Hamburg. Experte von Initiative: Präferiertes Modell könnte verfassungswidrig sein. Wohlhabende würden bevorteilt.
Die Entscheidung für ein neues Grundsteuer-Modell soll in Hamburg zwar erst nach der Bürgerschaftswahl im Februar fallen. Dennoch macht Finanzsenator Andreas Dressel (SPD) keinen Hehl daraus, dass er das von Bundesfinanzminister Olaf Scholz (SPD) vorgelegte, wertabhängige Modell sehr kritisch sieht und stattdessen das von Niedersachsen ins Spiel gebrachte Flächen-Lage-Modell präferiert. Die bundesweite Initiative „Grundsteuer: Zeitgemäß!“ warnt jetzt jedoch, dass dieses Modell vor allem Wohlhabende bevorteile und möglicherweise auch verfassungswidrig sein könnte.
Damit würde es dem Konzept ähnlich ergehen wie dem heutigen Grundsteuer-Modell, das vom Bundesverfassungsgericht gekippt wurde mit der Maßgabe, bis Ende des Jahres ein neues zu beschließen und dieses spätestens 2025 einzuführen.
Modell ignoriere die wahren Marktverhältnisse
In dem niedersächsischen Modell stecke jedoch „so manche Ungereimtheit“ analysiert Ulrich Kriese, einer der Mitgründer von „Grundsteuer: Zeitgemäß!“. Eine davon: In Hamburg würden die Bodenrichtwerte für Mehrfamilienhäuser „um den Faktor 80“ und für gewerbliche Nutzungen wie Büro- und Geschäftsgrundstücke „um den Faktor 100 auseinanderliegen“ – einige Immobilien in sehr guter Lage seien also das 80- oder gar 100-Fache solcher in einfachen Lagen wert.

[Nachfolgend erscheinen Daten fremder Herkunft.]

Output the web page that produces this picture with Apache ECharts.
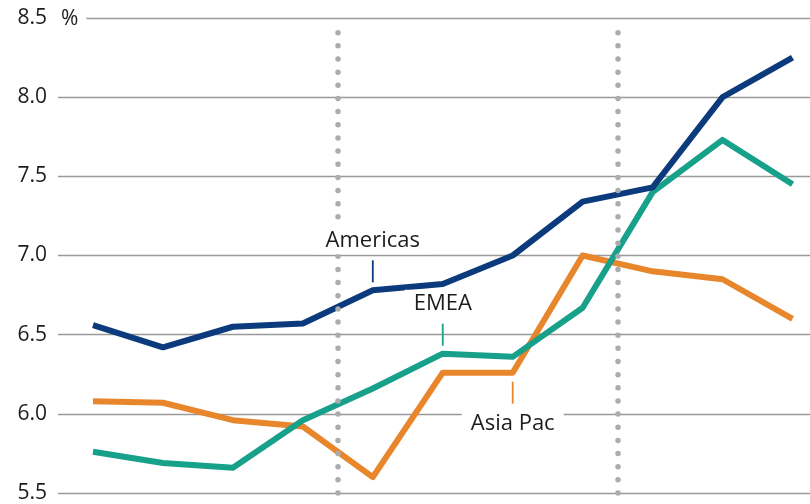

Daher müssten in einem Flächen-Lage-Modell entsprechend viele Lagekategorien gebildet werden, „um auch nur halbwegs sicherzustellen, dass alle Grundstücke innerhalb einer Kategorie einigermaßen wertgleich sind“, so Kriese.
Grundsteuer muss reale Grundstückswerte widerspiegeln
Bei nur sieben Lage-Stufen von 0,4 bis 2,0, wie Niedersachsen es derzeit plant, entfiele aber auf ein Grundstück mit dem höchsten Lagefaktor nur eine fünfmal so hohe Grundsteuer wie auf ein Grundstück mit dem niedrigsten Lagefaktor. „Dies unverändert für Hamburg zu übernehmen hieße, die 80- bis 100-fache Spreizung der Bodenrichtwerte künstlich massiv zu stauchen, mithin über die wahren Verhältnisse auf dem Hamburger Grundstücksmarkts hinwegzusehen“, schreibt Kriese – wobei er noch außer Acht lässt, dass die Finanzbehörde in ihren gut 900 Modell-Rechnungen zunächst sogar nur mit drei Lagefaktoren gerechnet hat (1, 1,5 und 2,0).
Sein Fazit: „Von einer solchen Vorgehensweise würden vor allem Grundstücke in den guten und besten Lagen profitieren. Denn die auf sie erhobene Grundsteuer fiele nur höchstens fünfmal so hoch aus wie die auf jene in den schlechtesten Lagen, obwohl sie ein Vielfaches wert sind. Eine realitätsgerechte Bemessung der Grundsteuer würde dadurch klar verfehlt, der Verfassungsgrundsatz der Gleichbehandlung massiv verletzt.“
Grundsteuer muss die realen Grundstückswerte widerspiegeln. „Bei der dramatischen Bodenwertentwicklung in Hamburg ist eine Grundsteuer als reine Bodenwertsteuer sicher keine gute Idee“, sagte Finanzsenator Dressel dem Abendblatt. Der Senat wolle die Grundsteuer so ausgestalten, dass keine Menschen aus Quartieren verdrängt werden. „Die Grundsteuer darf die Segregation in Hamburg nicht befördern. Das verkennt die Kritik der Anhänger der Bodenwertsteuer“, sagte Dressel.